Setting up the pipeline

In order to run the model, a set of preprocessing steps has to be introduced, that will clean the data, enrich it and bring it into a suitable format. Therefore, one has to identify the necessary steps and their dependencies among each other. It is also very important to handle faults in an appropriate way, i.e. one should at least be able to detect faults early on. If possible, the pipeline should be fault tolerant, meaning that it can still produce good results when a step fails, but otherwise it should rather be failing than producing bad results due to an unrecognized error.

Mr. Jenders recommends the usage of Apache Airflow for this task, which is a platform for structuring steps in a directed-acyclic-graph (DAG). This makes it easier to keep track of the dependencies and facilitates coping with increasing complexity when adding or modifying steps. Airflow also allows running the pipeline and helps ensuring fault tolerance, for example by allowing the user to rerun steps a certain number of times if it fails.

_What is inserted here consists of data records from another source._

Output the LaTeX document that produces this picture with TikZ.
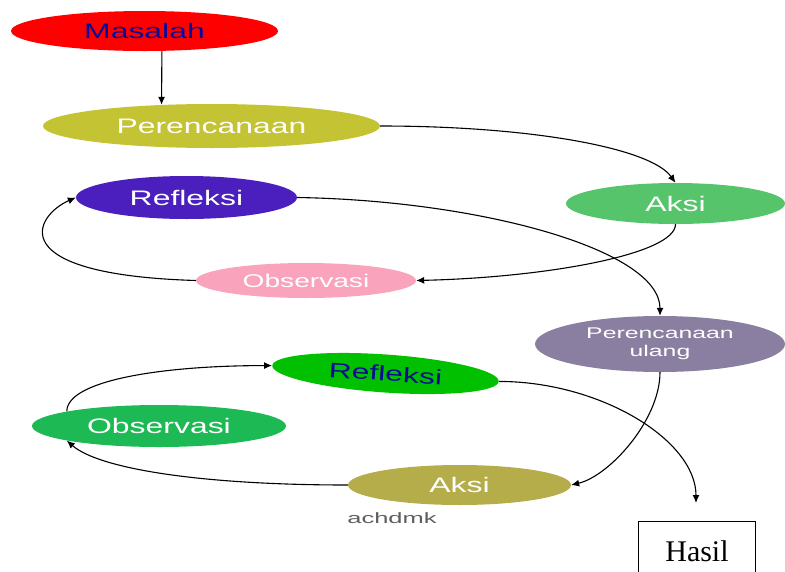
\documentclass[tikz,border=0pt]{standalone}
\usepackage{fontspec}
\usepackage{graphicx}
\setmainfont{Liberation Sans}
\newfontfamily\hasilfont{Liberation Serif}
\usetikzlibrary{shapes.geometric,arrows.meta}

\definecolor{cMasalah}{HTML}{FF0000}
\definecolor{cNavy}{HTML}{0A0A96}
\definecolor{cRencana}{HTML}{C4C334}
\definecolor{cRefleksiA}{HTML}{4B1FBD}
\definecolor{cAksiA}{HTML}{55C46B}
\definecolor{cObsA}{HTML}{F9A3BD}
\definecolor{cUlang}{HTML}{8A7FA0}
\definecolor{cRefleksiB}{HTML}{00C000}
\definecolor{cObsB}{HTML}{1CB954}
\definecolor{cAksiB}{HTML}{B5AD4A}
\definecolor{cMark}{HTML}{5E5E5E}

% wide letters, as in the picture
\newcommand{\wtext}[2][1.52]{\scalebox{#1}[1]{#2}}

\tikzset{
  stage/.style={ellipse, inner sep=0pt, text=white, font=\fontsize{21}{25}\selectfont},
  flow/.style={-{Latex[length=8pt,width=7pt]}, line width=1.1pt},
}

\begin{document}
\begin{tikzpicture}[x=1pt,y=1pt,yscale=-1,xscale=1]
\useasboundingbox (0,0) rectangle (785,571);

% Ellipses: first cycle
\node [stage, fill=cMasalah, text=cNavy, minimum width=267pt, minimum height=40pt] (masalah) at (144.5,31) {\wtext{Masalah}};
\node [stage, fill=cRencana, minimum width=337pt, minimum height=44pt] (perenc) at (211.5,126) {\wtext{Perencanaan}};
\node [stage, fill=cRefleksiA, minimum width=221pt, minimum height=43pt] (refl1) at (186.5,197.5) {\wtext{Refleksi}};
\node [stage, fill=cAksiA, minimum width=219pt, minimum height=41pt] (aksi1) at (675.5,203.5) {\wtext{Aksi}};
\node [stage, fill=cObsA, minimum width=220pt, minimum height=35pt, font=\fontsize{18.5}{22}\selectfont] (obs1) at (306,280.5) {\wtext{Observasi}};

% Ellipses: second cycle
\node [stage, fill=cUlang, minimum width=250pt, minimum height=56pt, font=\fontsize{15.5}{18}\selectfont] (ulang) at (660,344) {\wtext[1.6]{\begin{tabular}{@{}c@{}}Perencanaan\\ulang\end{tabular}}};
\node [stage, fill=cRefleksiB, text=cNavy, minimum width=227pt, minimum height=38pt, rotate=-4] (refl2) at (385.5,373.5) {\wtext{Refleksi}};
\node [stage, fill=cObsB, minimum width=254pt, minimum height=42pt] (obs2) at (159,426) {\wtext{Observasi}};
\node [stage, fill=cAksiB, minimum width=223pt, minimum height=40pt] (aksi2) at (459.5,485) {\wtext{Aksi}};

% Text Node
\node [text=cMark, font=\fontsize{15}{17}\selectfont] (mark) at (392,518) {\wtext[1.7]{achdmk}};
% Result box
\node [draw, line width=1pt, minimum width=117pt, minimum height=60pt, inner sep=0pt, font=\hasilfont\fontsize{30}{34}\selectfont] (hasil) at (697,551) {Hasil};
\coordinate (hasilend) at (696,503);

% Straight Lines
\draw [flow] (masalah.311) -- (perenc.157);
% Curve Lines
\draw [flow] (perenc.east) .. controls +(150,0) and +(-25,-35) .. (aksi1.north);
\draw [flow] (aksi1.south) .. controls +(0,30) and +(130,-3) .. (obs1.east);
\draw [flow] (obs1.west) .. controls +(-196,-6) and +(-41,18) .. (refl1.west);
\draw [flow] (refl1.east) .. controls +(183,3) and +(0,-66) .. (ulang.north);
\draw [flow] (ulang.south) .. controls +(0,48) and +(38,-9) .. (aksi2.east);
\draw [flow] (obs2.171) .. controls +(0,-31) and +(-110,0) .. (refl2.west);
\draw [flow] (aksi2.west) .. controls +(-148,0) and +(32,28) .. (obs2.189);
\draw [flow] (refl2.east) .. controls +(101,0) and +(0,-63) .. (hasilend);

\end{tikzpicture}
\end{document}
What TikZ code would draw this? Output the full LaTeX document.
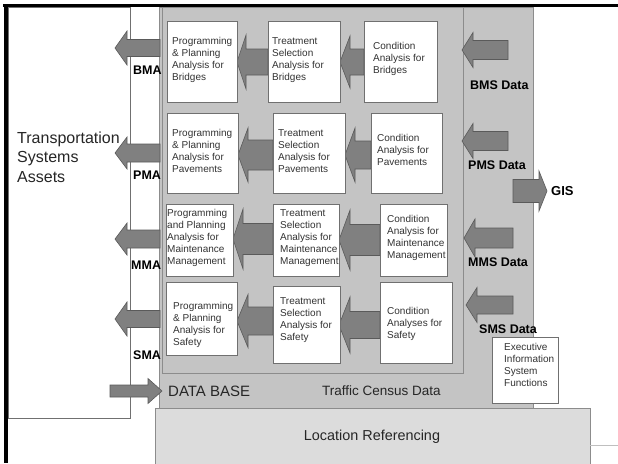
\documentclass[tikz,border=0pt]{standalone}
\usepackage{fontspec}
\setmainfont{Liberation Sans}

\definecolor{panel}{HTML}{C4C4C4}
\definecolor{panelline}{HTML}{8C8C8C}
\definecolor{locfill}{HTML}{DCDCDC}
\definecolor{arrowgray}{HTML}{808080}
\definecolor{arrowedge}{HTML}{5A5A5A}
\definecolor{boxline}{HTML}{707070}
\definecolor{modtxt}{HTML}{333333}

% white module box given by its corners (x1,y1) and (x2,y2)
\newcommand\modulebox[5]{%
  \node[modbox, minimum width={#4-#2}, minimum height={#5-#3}] (#1)
    at ({(#2+#4)/2},{(#3+#5)/2}) {};}
% fat arrow pointing left: tip x, tail x, centre y, head half-height, shaft half-height, head length
\newcommand\fatleft[6]{%
  \draw[fat] (#1,#3) -- (#1+#6,#3-#4) -- (#1+#6,#3-#5) -- (#2,#3-#5)
    -- (#2,#3+#5) -- (#1+#6,#3+#5) -- (#1+#6,#3+#4) -- cycle;}
% fat arrow pointing right: tip x, tail x, centre y, head half-height, shaft half-height, head length
\newcommand\fatright[6]{%
  \draw[fat] (#1,#3) -- (#1-#6,#3-#4) -- (#1-#6,#3-#5) -- (#2,#3-#5)
    -- (#2,#3+#5) -- (#1-#6,#3+#5) -- (#1-#6,#3+#4) -- cycle;}

\begin{document}
\begin{tikzpicture}[x=1pt,y=-1pt,
  modbox/.style={draw=boxline, fill=white, line width=0.8pt, inner sep=0pt},
  modtext/.style={anchor=west, align=left, inner sep=0pt, text=modtxt,
    font=\fontsize{10}{12}\selectfont},
  lbl/.style={anchor=west, inner sep=0pt, font=\bfseries\fontsize{12.5}{14}\selectfont},
  fat/.style={fill=arrowgray, draw=arrowedge, line width=0.6pt, line join=miter},
  bigtext/.style={inner sep=0pt, text=black!85}
]
\useasboundingbox (0,0) rectangle (618,463);
\fill[white] (0,0) rectangle (618,463);

% assets panel on the left
\draw[boxline, line width=0.8pt, fill=white] (8,7) rectangle (130,418);

% database panel and the analysis grid inside it
\draw[panelline, line width=0.8pt, fill=panel] (159,7) rectangle (533,408);
\draw[panelline, line width=0.8pt, fill=panel] (162,7) rectangle (463,373);

% location referencing base
\draw[panelline, line width=0.8pt, fill=locfill] (155,408) rectangle (590,468);
\draw[black!25, line width=0.6pt] (590,445) -- (618,445);

% arrows between analysis steps
\fatleft{237}{268}{62}{27}{13}{9}
\fatleft{340}{364}{62}{26}{13}{10}
\fatleft{238}{273}{155}{27}{15}{10}
\fatleft{345}{371}{155}{27}{14}{10}
\fatleft{233}{273}{239}{30}{15.5}{10}
\fatleft{339}{380}{240}{30}{15.5}{11}
\fatleft{237}{273}{321}{26.5}{14}{11}
\fatleft{339}{380}{325}{28}{13.5}{11}

% analysis modules
\modulebox{pb}{167}{21}{237}{102}
\modulebox{tb}{268}{21}{340}{102}
\modulebox{cb}{364}{21}{437}{102}
\modulebox{pp}{167}{113}{238}{193}
\modulebox{tp}{273}{113}{345}{193}
\modulebox{cp}{371}{113}{442}{193}
\modulebox{pm}{166}{204}{233}{276}
\modulebox{tm}{273}{204}{339}{276}
\modulebox{cm}{380}{204}{447}{276}
\modulebox{ps}{166}{282}{237}{355}
\modulebox{ts}{273}{286}{340}{363}
\modulebox{cs}{380}{282}{452}{363}

\node[modtext] (pbt) at (172,60) {Programming\\\& Planning\\Analysis for\\Bridges};
\node[modtext] (tbt) at (272,60) {Treatment\\Selection\\Analysis for\\Bridges};
\node[modtext] (cbt) at (373,59) {Condition\\Analysis for\\Bridges};
\node[modtext] (ppt) at (172,151) {Programming\\\& Planning\\Analysis for\\Pavements};
\node[modtext] (tpt) at (278,151) {Treatment\\Selection\\Analysis for\\Pavements};
\node[modtext] (cpt) at (377,150) {Condition\\Analysis for\\Pavements};
\node[modtext] (pmt) at (167,238) {Programming\\and Planning\\Analysis for\\Maintenance\\Management};
\node[modtext] (tmt) at (280,238) {Treatment\\Selection\\Analysis for\\Maintenance\\Management};
\node[modtext] (cmt) at (387,238) {Condition\\Analysis for\\Maintenance\\Management};
\node[modtext] (pst) at (173,325) {Programming\\\& Planning\\Analysis for\\Safety};
\node[modtext] (tst) at (280,320) {Treatment\\Selection\\Analysis for\\Safety};
\node[modtext] (cst) at (387,324) {Condition\\Analyses for\\Safety};

% analysis results leaving towards the assets
\fatleft{115}{160}{48}{17}{8.5}{12}
\fatleft{115}{160}{153}{16}{9}{12}
\fatleft{115}{160}{239}{16}{9}{12}
\fatleft{115}{160}{319}{17}{8.5}{12}

% data feeds entering from the right
\fatleft{462}{508}{50}{17.5}{9.5}{11}
\fatleft{462}{508}{141}{17.5}{9.5}{11}
\fatleft{464}{513}{238}{19}{10}{11}
\fatleft{466}{513}{305}{17.5}{9}{11}

% GIS output and database input
\fatright{547}{513}{191}{20}{11.5}{8}
\fatright{162}{110}{391}{12.5}{6}{14}

% labels
\node[lbl] (bma) at (133,70) {BMA};
\node[lbl] (pma) at (133,175) {PMA};
\node[lbl] (mma) at (131,265) {MMA};
\node[lbl] (sma) at (133,355) {SMA};
\node[lbl] (bms) at (470,85) {BMS Data};
\node[lbl] (pms) at (468,165) {PMS Data};
\node[lbl] (mms) at (468,262) {MMS Data};
\node[lbl] (sms) at (479,329) {SMS Data};
\node[lbl, font=\bfseries\fontsize{13}{15}\selectfont] (gis) at (551,191) {GIS};

\node[bigtext, anchor=west, align=left, font=\fontsize{16}{19.5}\selectfont] (assets)
  at (17,157) {Transportation\\Systems\\Assets};
\node[bigtext, anchor=west, font=\fontsize{15}{17}\selectfont] (db) at (168,391) {DATA BASE};
\node[bigtext, anchor=west, font=\fontsize{13.5}{16}\selectfont] (tcd) at (322,391) {Traffic Census Data};
\node[bigtext, font=\fontsize{14.4}{17}\selectfont] (loc) at (372,437) {Location Referencing};

% executive information box
\modulebox{eis}{492}{337}{558}{403}
\node[modtext] (eist) at (504,365) {Executive\\Information\\System\\Functions};

% page frame
\draw[black, line width=3pt] (3,5.8) -- (618,5.8);
\draw[black, line width=4pt] (5.5,4) -- (5.5,463);
\end{tikzpicture}
\end{document}
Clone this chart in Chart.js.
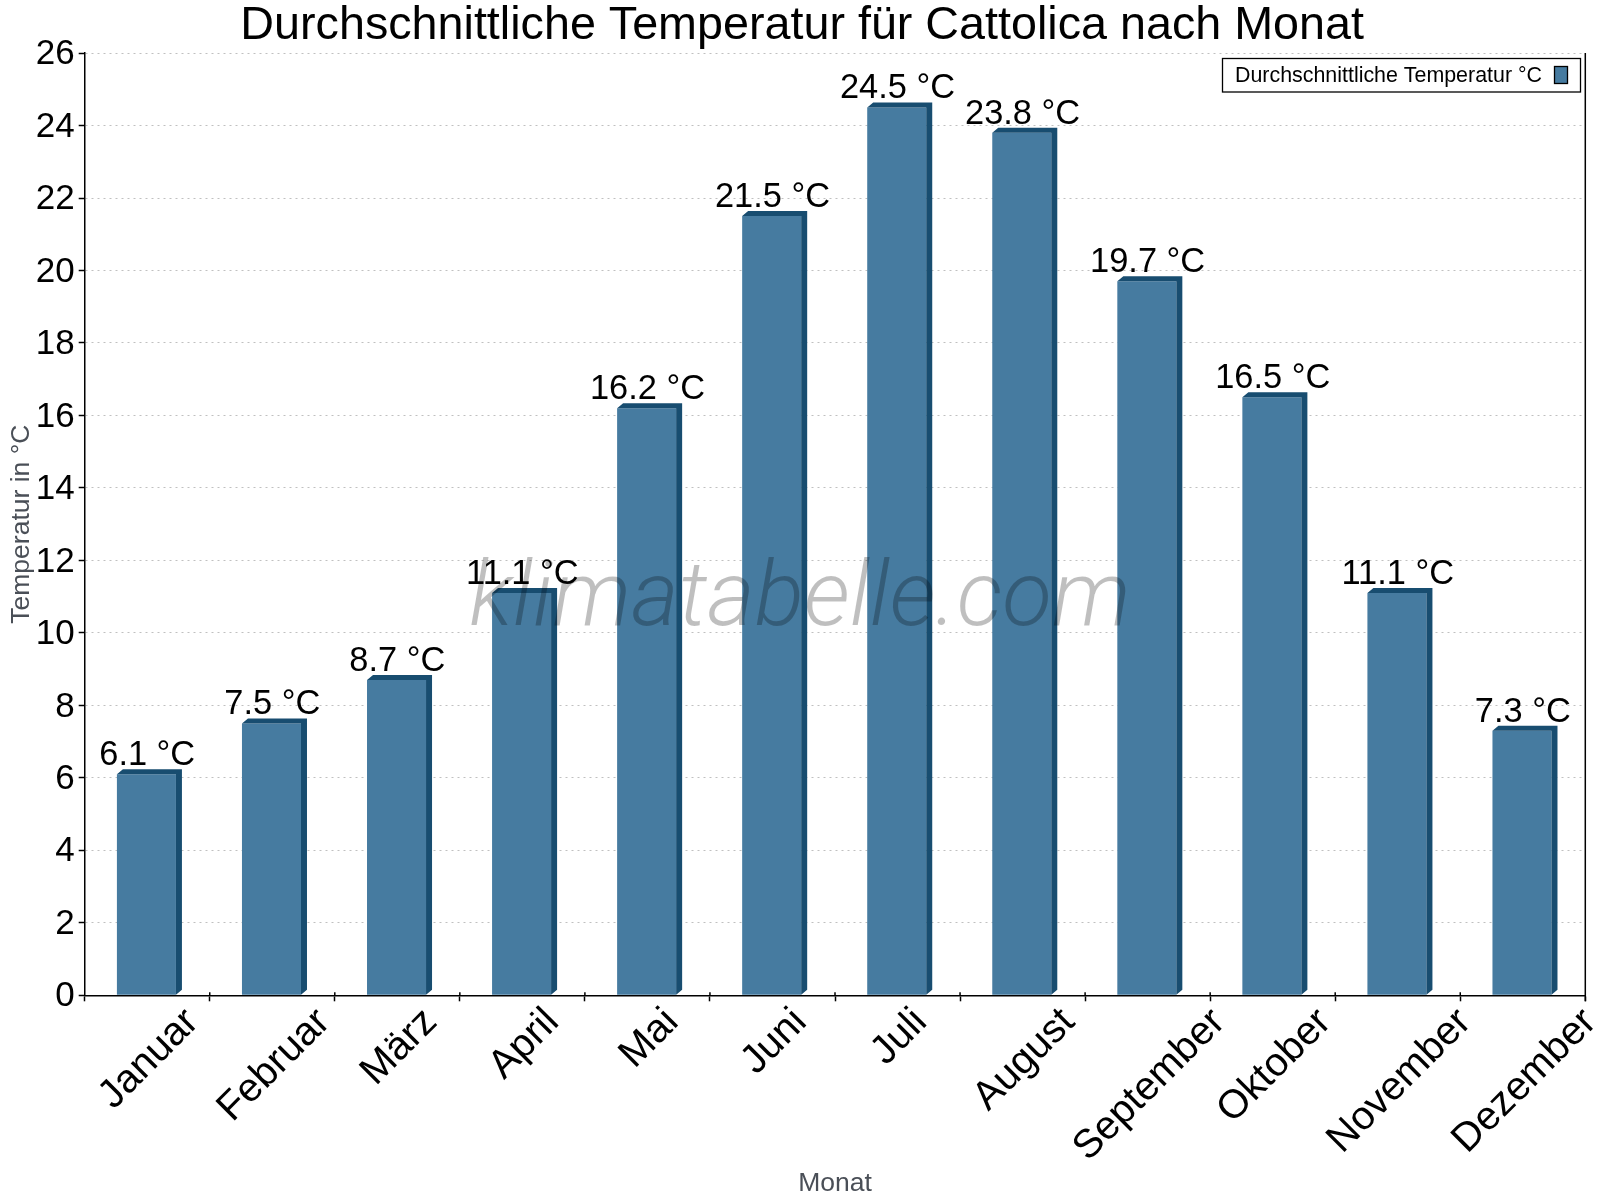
<!DOCTYPE html>
<html>
<head>
<meta charset="utf-8">
<style>
html, body { margin: 0; padding: 0; background: #fff; }
#wrap { position: relative; width: 1600px; height: 1200px; }
</style>
<script src="https://cdn.jsdelivr.net/npm/chart.js@4"></script>
</head>
<body>
<div id="wrap"><canvas id="chart" width="1600" height="1200"></canvas></div>
<script>
const months = ['Januar', 'Februar', 'März', 'April', 'Mai', 'Juni', 'Juli', 'August', 'September', 'Oktober', 'November', 'Dezember'];
const temperatures = [6.1, 7.5, 8.7, 11.1, 16.2, 21.5, 24.5, 23.8, 19.7, 16.5, 11.1, 7.3];
const seriesName = 'Durchschnittliche Temperatur °C';
const chartTitle = 'Durchschnittliche Temperatur für Cattolica nach Monat';
const watermark = 'klimatabelle.com';

const font = '"Liberation Sans", Arial, sans-serif';
const barColor = '#467ba0';
const sideColor = '#184d70';
const depthX = 6;
const depthY = 5;
const barShift = -0.8;

// bars sit slightly left of the category centre in the original
const shiftBars = {
    id: 'shiftBars',
    beforeDatasetDraw(chart) {
        chart.ctx.save();
        chart.ctx.translate(barShift, 0);
    },
    afterDatasetDraw(chart) {
        chart.ctx.restore();
    }
};

// fake 3d edge on the bars, top and right side
const bar3d = {
    id: 'bar3d',
    afterDatasetsDraw(chart) {
        const c = chart.ctx;
        c.save();
        c.fillStyle = sideColor;
        chart.getDatasetMeta(0).data.forEach(b => {
            const right = b.x + barShift + b.width / 2;
            const left = b.x + barShift - b.width / 2;
            c.beginPath();
            c.moveTo(left, b.y);
            c.lineTo(left + depthX, b.y - depthY);
            c.lineTo(right + depthX, b.y - depthY);
            c.lineTo(right + depthX, b.base - depthY);
            c.lineTo(right, b.base);
            c.lineTo(right, b.y);
            c.closePath();
            c.fill();
        });
        c.restore();
    }
};

// value labels, month labels, legend box and watermark
const overlays = {
    id: 'overlays',
    afterDraw(chart) {
        const c = chart.ctx;
        const area = chart.chartArea;
        const xScale = chart.scales.x;
        c.save();

        // right border and the bit of each x tick above the axis
        c.strokeStyle = '#000';
        c.lineWidth = 1.5;
        c.beginPath();
        c.moveTo(area.right, area.top);
        c.lineTo(area.right, area.bottom + 6);
        for (let i = 1; i < months.length; i++) {
            const tx = (xScale.getPixelForTick(i - 1) + xScale.getPixelForTick(i)) / 2;
            c.moveTo(tx, area.bottom - 3);
            c.lineTo(tx, area.bottom);
        }
        c.stroke();

        c.textAlign = 'center';
        c.textBaseline = 'alphabetic';
        c.fillStyle = '#000';
        c.font = '34.4px ' + font;
        chart.getDatasetMeta(0).data.forEach((b, i) => {
            c.fillText(temperatures[i].toFixed(1) + ' °C', b.x, b.y - 9);
        });

        // rotated month labels, centred under the bars and top aligned
        c.font = '40px ' + font;
        c.textBaseline = 'middle';
        months.forEach((m, i) => {
            const ext = (c.measureText(m).width + 30) * Math.SQRT1_2;
            c.save();
            c.translate(xScale.getPixelForTick(i) + 2, area.bottom + 10 + ext / 2);
            c.rotate(-Math.PI / 4);
            c.fillText(m, 0, 0);
            c.restore();
        });

        // legend
        c.fillStyle = '#fff';
        c.fillRect(1222.5, 58.5, 358, 33.5);
        c.strokeStyle = '#000';
        c.lineWidth = 1.3;
        c.strokeRect(1222.5, 58.5, 358, 33.5);
        c.fillStyle = '#000';
        c.font = '21.4px ' + font;
        c.textAlign = 'left';
        c.textBaseline = 'alphabetic';
        c.fillText(seriesName, 1235, 82);
        c.fillStyle = barColor;
        c.fillRect(1554.5, 66.5, 13, 17);
        c.strokeRect(1554.5, 66.5, 13, 17);

        c.font = 'italic 300 91.4px Roboto, ' + font;
        c.fillStyle = 'rgba(0,0,0,0.25)';
        c.textAlign = 'center';
        c.fillText(watermark, 800, 625);
        c.restore();
    }
};

new Chart(document.getElementById('chart').getContext('2d'), {
    type: 'bar',
    data: {
        labels: months,
        datasets: [{
            label: seriesName,
            data: temperatures,
            backgroundColor: barColor,
            barPercentage: 0.472,
            categoryPercentage: 1
        }]
    },
    options: {
        responsive: false,
        animation: false,
        layout: { padding: { left: 19, right: 14.7, top: 0, bottom: 0 } },
        scales: {
            y: {
                min: 0,
                max: 26,
                afterFit(scale) { scale.width = 65.7; },
                border: { color: '#000', width: 1.5, dash: [2, 4] },
                ticks: { stepSize: 2, color: '#000', font: { family: font, size: 35 }, padding: 4, labelOffset: 1.5 },
                grid: { color: '#c0c0c0', tickColor: '#000', tickLength: 6, tickBorderDash: [], tickWidth: 1.5 },
                title: { display: true, text: 'Temperatur in °C', color: '#4a4f57', font: { family: font, size: 26.5 }, padding: { top: -13.6, bottom: 0 } }
            },
            x: {
                afterFit(scale) { scale.height = 204.7; },
                border: { color: '#000', width: 1.5 },
                ticks: { display: false },
                grid: { drawOnChartArea: false, tickColor: '#000', tickLength: 6, tickWidth: 1.5 },
                title: { display: true, text: 'Monat', color: '#4a4f57', font: { family: font, size: 26.5 }, padding: { top: -2, bottom: 0 } }
            }
        },
        plugins: {
            title: { display: true, text: chartTitle, color: '#000', font: { family: font, size: 46.7, weight: 'normal' }, padding: { top: -1.5, bottom: -1.5 } },
            legend: { display: false },
            tooltip: { enabled: false }
        }
    },
    plugins: [shiftBars, bar3d, overlays]
});
</script>
</body>
</html>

Another useful tool, GetYourGuide is using, is Databricks, which is a web-based platform for working with Apache Spark. It provides an automated cluster management and allows the user to run notebook-styled scripts. This can prove very useful for prototyping and experimenting, but shouldn’t be used in production because of a missing version control for notebooks.

Challenges of Data Pipelines

Furthemore, Mr. Jenders gives insights into the daily challenges of working with Data Pipelines. Accordingly, one of the most annoying problems is stale data, meaning that the pipeline uses data that is not available anymore (without failing), which might lead to strange results. Another challenge are data drifts: unforeseen changes in certain data characteristics that might lead to inputs the pipeline isn’t designed for. A good monitoring could mitigate this risk.

To sum up Mr. Jenders point-of-view on Data Science, it can be said that - no matter what problem you are working on - accurate, clean and fast data is essential. Therefrom arises a high importance of Data Pipelines and the need for proper Data Engineering. A company must first lay a solid groundwork before it can move on to more advanced problems. Therefore, a good Data Scientist should also be experienced in Data Engineering. The challenges, a Data Scientist will work on, are also heavily dependent on the maturity of his company. Hence, if you are planning for working as a Data Scientist, you should ask yourself what you like to do more: building the foundation or working on higher level optimization problems. You should then choose the company to work for accordingly.